December 24th, Part 2:
After fondue, we all took naps. My mom sat upright on the couch with her mystery novel propped up in her lap, but she wasn't fooling anyone. Her mouth kept falling open and little snorkling noises would come out of her throat.
I curled up in my standard armadillo position and tucked my head under an afghan, hoping we would all fall deeply asleep and miss going out to the 11 o'clock church service downtown.
But mom was determined to go.
So at quarter to, Kristi, mom and I piled into the car and headed over to the church, where we wandered around, looking for a door. The building itself was huge and imposing, gray stones all looking very gothic, and there were only two small wooden doors, as far as we could see, bearing black metal hinges like the door to a steakhouse. We spotted a handicap ramp and figured, well, we're all a little handicapped, and rattled on the door until someone from the choir came out of the dressing room to see what all the rucus was about.
We should have gone through the steakhouse door.
Once we got settled in towards the back, mom nestled between us, I staged a raid on the donation envelopes, which were labeled "PEW OFFERING." I mean, come on.
The lessons were given by a woman with a walleye, very cute, one eye rolling dramatically to the right while the other looked straight ahead.
The minister gave a sermon on how baby Jesus was really born in the heart of the innkeeper's house, as that's where people in those times kept their animals.
A large man in front kept shouting out answers to the mininster's rhetorical questions.
A smaller man in the row ahead of us got a nasty case of the hiccups. The walleyed woman eventually came and sat down next to him.
The choir sang a bunch of songs and rang large bells.
I was so tired I could hardly keep my eyes open.
My sister nudged me and asked if I was going to take communion. I told her that I hadn't been to confession and that I'd probably burst into flames, my standard excuse for not partaking in the freaky cannibalistic ceremony that is transubstantiation. She whispered back that we were at a LUTHERAN church and that I didn't need to go to confession first. Oh, right.
We took communion. We dipped our wafers into a mug of wine held by a ten year old girl. My sister went for the grape juice, which is a popular alternative in this age of recovering alcoholics. She started to dip her wafer and the guy holding the glass said, "This is grape juice, but it's still the blood of Christ, shed for you."
"What?" she said, tilting her head to hear above the organ and the warbling of the congregation singing.

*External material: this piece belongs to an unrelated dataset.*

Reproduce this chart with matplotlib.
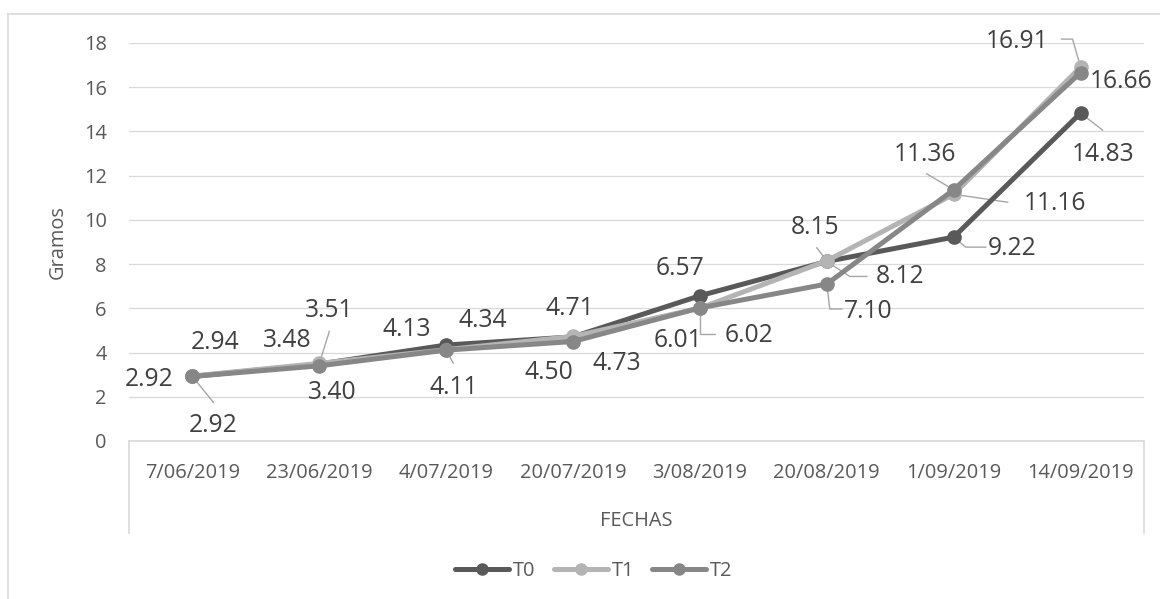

"Grape juice, not wine. But still the blood of Christ, shed for you," he repeated, leaning in.
"I'm sorry, I can't hear you," she stepped over and got within six inches of his face.

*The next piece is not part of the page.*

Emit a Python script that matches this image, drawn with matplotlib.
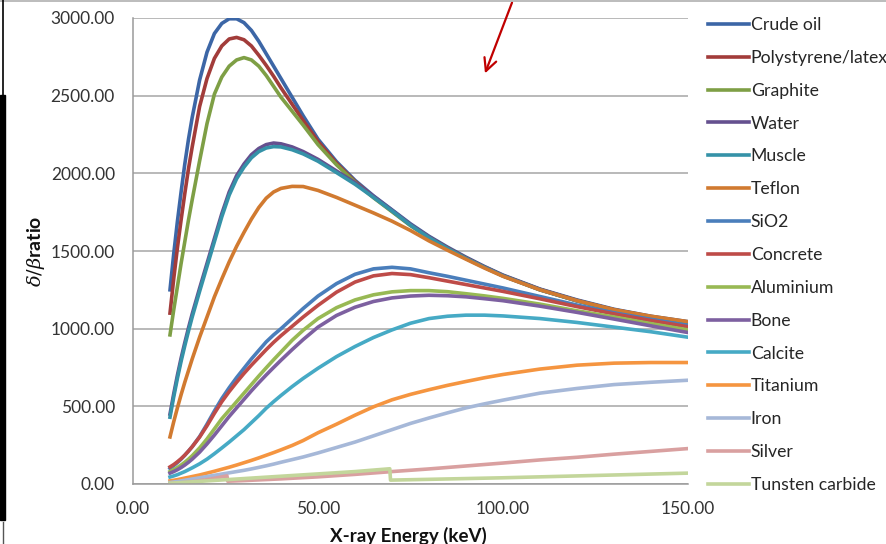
import matplotlib
matplotlib.use("Agg")
import matplotlib.pyplot as plt
import matplotlib.ticker as mticker
from matplotlib.lines import Line2D
from matplotlib.patches import Rectangle

plt.rcParams["font.family"] = ["Lato", "DejaVu Sans"]
plt.rcParams["mathtext.fontset"] = "dejavuserif"

# energy grid (keV)
energy = [10, 11, 12, 13, 14, 15, 16, 18, 20, 22, 24, 26, 28, 30, 32, 34, 36, 38, 40, 43, 46,
          50, 55, 60, 65, 70, 75, 80, 85, 90, 95, 100, 110, 120, 130, 140, 150]

crude_oil = [1250, 1480, 1690, 1880, 2060, 2220, 2360, 2600, 2780, 2900, 2965, 2995, 2995, 2970,
             2920, 2850, 2770, 2690, 2610, 2490, 2370, 2220, 2075, 1955, 1855, 1765, 1675, 1595,
             1525, 1460, 1400, 1345, 1255, 1185, 1125, 1080, 1045]
polystyrene = [1100, 1320, 1520, 1700, 1870, 2030, 2170, 2430, 2610, 2740, 2820, 2865, 2875, 2860,
               2820, 2760, 2695, 2625, 2550, 2445, 2340, 2205, 2065, 1948, 1848, 1758, 1668, 1590,
               1520, 1456, 1397, 1342, 1253, 1182, 1122, 1077, 1042]
graphite = [960, 1120, 1270, 1420, 1560, 1700, 1830, 2080, 2320, 2510, 2620, 2690, 2730, 2745,
            2730, 2690, 2630, 2560, 2490, 2400, 2310, 2185, 2055, 1943, 1843, 1753, 1663, 1585,
            1515, 1452, 1394, 1340, 1250, 1180, 1120, 1074, 1040]
water = [450, 580, 700, 810, 910, 1005, 1095, 1260, 1420, 1580, 1740, 1880, 1985, 2060,
         2120, 2160, 2185, 2195, 2190, 2170, 2140, 2090, 2015, 1940, 1852, 1762, 1670, 1590,
         1518, 1454, 1396, 1341, 1251, 1180, 1119, 1074, 1038]
muscle = [430, 560, 680, 790, 890, 985, 1075, 1240, 1400, 1560, 1720, 1860, 1965, 2040,
          2100, 2140, 2163, 2172, 2170, 2152, 2125, 2078, 2005, 1930, 1845, 1758, 1666, 1586,
          1516, 1452, 1394, 1339, 1250, 1178, 1118, 1072, 1036]
teflon = [303, 400, 490, 575, 655, 730, 805, 945, 1075, 1205, 1320, 1430, 1530, 1620,
          1705, 1780, 1840, 1880, 1903, 1916, 1915, 1890, 1845, 1795, 1745, 1692, 1632, 1565,
          1505, 1447, 1390, 1337, 1250, 1180, 1122, 1080, 1045]
sio2 = [100, 118, 138, 160, 185, 212, 240, 305, 385, 470, 550, 620, 685, 745,
        805, 860, 915, 960, 1000, 1065, 1130, 1210, 1290, 1350, 1385, 1395, 1385, 1360,
        1337, 1312, 1287, 1262, 1207, 1152, 1102, 1060, 1020]
concrete = [110, 125, 143, 163, 186, 212, 240, 302, 375, 455, 530, 595, 655, 712,
            765, 815, 865, 912, 955, 1015, 1075, 1150, 1235, 1300, 1340, 1355, 1348, 1328,
            1306, 1284, 1262, 1240, 1192, 1142, 1095, 1052, 1012]
aluminium = [80, 92, 106, 122, 140, 160, 182, 232, 290, 355, 420, 475, 530, 585,
             640, 695, 748, 800, 850, 925, 990, 1065, 1135, 1185, 1218, 1237, 1245, 1245,
             1238, 1225, 1211, 1195, 1158, 1115, 1075, 1032, 992]
bone = [70, 80, 92, 106, 122, 140, 160, 205, 258, 315, 375, 435, 490, 545,
        600, 652, 702, 750, 797, 865, 930, 1010, 1085, 1138, 1175, 1198, 1210, 1215,
        1212, 1205, 1193, 1180, 1145, 1105, 1062, 1018, 975]
calcite = [45, 52, 60, 70, 80, 92, 104, 130, 160, 195, 232, 270, 310, 350,
           395, 440, 488, 530, 570, 627, 680, 745, 820, 885, 943, 992, 1035, 1065,
           1080, 1087, 1087, 1082, 1065, 1040, 1010, 980, 945]
titanium = [20, 24, 28, 33, 38, 43, 48, 58, 70, 82, 95, 108, 122, 137,
            152, 168, 185, 202, 220, 248, 280, 330, 385, 443, 497, 542, 577, 607,
            635, 660, 684, 705, 740, 765, 778, 782, 782]
iron = [10, 13, 16, 20, 24, 28, 32, 40, 48, 56, 64, 72, 80, 88,
        97, 107, 117, 128, 140, 157, 174, 200, 235, 270, 310, 350, 390, 425,
        458, 490, 516, 540, 585, 615, 640, 655, 668]

# silver and tungsten carbide have absorption edges
silver_energy = [10, 15, 20, 25.4, 25.6, 30, 40, 50, 60, 70, 80, 90, 100, 110, 120, 130, 140, 150]
silver = [3, 12, 28, 52, 18, 22, 33, 46, 62, 80, 97, 116, 135, 155, 172, 192, 210, 228]
wc_energy = [10, 20, 30, 40, 50, 60, 69.4, 69.6, 80, 90, 100, 110, 120, 130, 140, 150]
tungsten_carbide = [5, 20, 35, 50, 65, 80, 98, 25, 30, 35, 40, 46, 52, 58, 64, 70]

names = ["Crude oil", "Polystyrene/latex", "Graphite", "Water", "Muscle", "Teflon",
         "SiO2", "Concrete", "Aluminium", "Bone", "Calcite", "Titanium", "Iron",
         "Silver", "Tunsten carbide"]
colors = ["#3C66A6", "#A23C3A", "#7E9F45", "#65508F", "#3592A8", "#D17A30",
          "#4A7EBB", "#BE4B48", "#98B954", "#7D60A0", "#46AAC5", "#F59540",
          "#A6B8D8", "#D9A0A0", "#C3D69B"]

series = [(energy, crude_oil), (energy, polystyrene), (energy, graphite), (energy, water),
          (energy, muscle), (energy, teflon), (energy, sio2), (energy, concrete),
          (energy, aluminium), (energy, bone), (energy, calcite), (energy, titanium),
          (energy, iron), (silver_energy, silver), (wc_energy, tungsten_carbide)]

fig = plt.figure(figsize=(8.87, 5.44), dpi=100)
ax = fig.add_axes([133 / 887, 1 - 484 / 544, (688 - 133) / 887, (484 - 18) / 544])

for (xs, ys), name, c in zip(series, names, colors):
    ax.plot(xs, ys, color=c, lw=2.6, label=name, solid_joinstyle="round")

ax.set_xlim(0, 150)
ax.set_ylim(0, 3000)
ax.set_xticks([0, 50, 100, 150])
ax.set_yticks(range(0, 3001, 500))
ax.xaxis.set_major_formatter(mticker.FormatStrFormatter("%.2f"))
ax.yaxis.set_major_formatter(mticker.FormatStrFormatter("%.2f"))
ax.tick_params(length=0, labelsize=12.5, labelcolor="#333333")
ax.tick_params(axis="y", pad=13)
ax.tick_params(axis="x", pad=12)
ax.grid(axis="y", color="#A6A6A6", lw=1.1)
ax.set_axisbelow(True)
for s in ["top", "right"]:
    ax.spines[s].set_visible(False)
for s in ["left", "bottom"]:
    ax.spines[s].set_color("#9A9A9A")
    ax.spines[s].set_linewidth(1.1)

fig.text(408 / 887, 1 - 536 / 544, "X-ray Energy (keV)", ha="center", va="center",
         fontsize=13.5, fontweight="bold", color="#111111")
fig.text(36 / 887, 1 - 251 / 544, r"$\delta/\beta$ratio", ha="center", va="center",
         rotation=90, fontsize=14, fontweight="bold", color="#111111")

ax.legend(loc="center left", bbox_to_anchor=(708 / 887, 1 - 255 / 544),
          bbox_transform=fig.transFigure, frameon=False, fontsize=12.7,
          handlelength=2.32, handletextpad=0.1, labelspacing=0.955,
          borderpad=0, borderaxespad=0, labelcolor="#262626")

# screenshot artefacts: top border, black bar at left, red arrow
fig.add_artist(Line2D([0, 1], [1 - 1 / 544, 1 - 1 / 544], transform=fig.transFigure,
                      color="#B0B0B0", lw=1.2))
fig.add_artist(Line2D([3 / 887, 3 / 887], [1, 1 - 95 / 544], transform=fig.transFigure,
                      color="black", lw=1.2))
fig.add_artist(Rectangle((0, 1 - 520 / 544), 5 / 887, 425 / 544, transform=fig.transFigure,
                         color="black"))
fig.add_artist(Line2D([3 / 887, 3 / 887], [1 - 522 / 544, 0], transform=fig.transFigure,
                      color="#555555", lw=1))
ax.annotate("", xy=(484 / 887, 1 - 76 / 544), xytext=(513 / 887, 1.0),
            xycoords="figure fraction", textcoords="figure fraction",
            arrowprops=dict(arrowstyle="->,head_length=0.9,head_width=0.45",
                            color="#C00000", lw=1.6), annotation_clip=False)

fig.savefig("out.png", dpi=100)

"It's GRAPE JUICE!" the man finally raised his voice and shattered the illusion.
She dipped her wafer and stared at him, then turned and walked away.
I was having my own difficulties. The woman in front of me was wrestling with the ten year old, trying to grab the goblet from her to take a drink, a much more traditional way of doing things, although not nearly as sanitary. The kid was holding her own, attempting to stop it, but the minister intervened and let her take a drink, then wiped the edge of the glass and continued as if nothing had happened. I was paralyzed. I'm sort of an obsessive-compulsive freak, and along with that particular disorder comes a great fear of other people's mucus. If I dunked my wafer in there, it would be like kissing her, and who knew where she had been. We're all children of God, my ass! After a slight hesitation, I felt my mother push me with a hand to the small of the back. I dipped into the contaminated wine and put the wafer in my mouth and rubbed my tongue against the roof of my mouth with vigor, in an attempt to psychologically crush the germs that might have been in my few drops of the blood of Christ, shed for me.

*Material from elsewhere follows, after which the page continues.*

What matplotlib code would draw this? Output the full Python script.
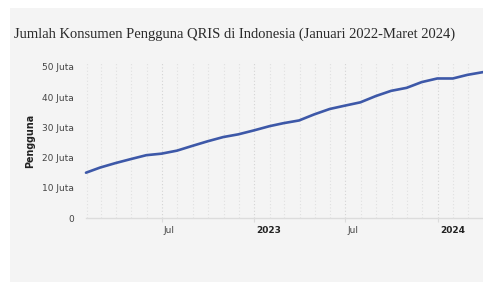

When we got back to the pew, mom slid in first, leaving the two of us to sit next to each other. Bad move. Inappropriate laughter ensued, starting with giggles at the chorus to "Most highly favored lady, AMEN!" The hiccup guy couldn't get it under control. Neither could we. The whole pew vibrated with our shaking laugher. The choir walked through the aisles and the guy in front of us high fived one of the tenors. We lost it. People around us glared.
Mom ignored us.
Everyone said an "Our Father" outloud. The last half has been rewritten and revised so many times that no one knows what it originally was. Everyone diverged and said it the way they learned it. It sounded awful, everyone talking at once but with no unification. Kristi hee-hawed. Mom smacked her in the arm.
Mercifully, it ended. We left by the front door on the way out and shook the minister's hand. I caught a glimpse of hiccup man and the walleye woman. I started laughing all over again.
"You are going straight to hell," Kristi giggled in my ear.
"So are you, most highly favored lady," I snorted back.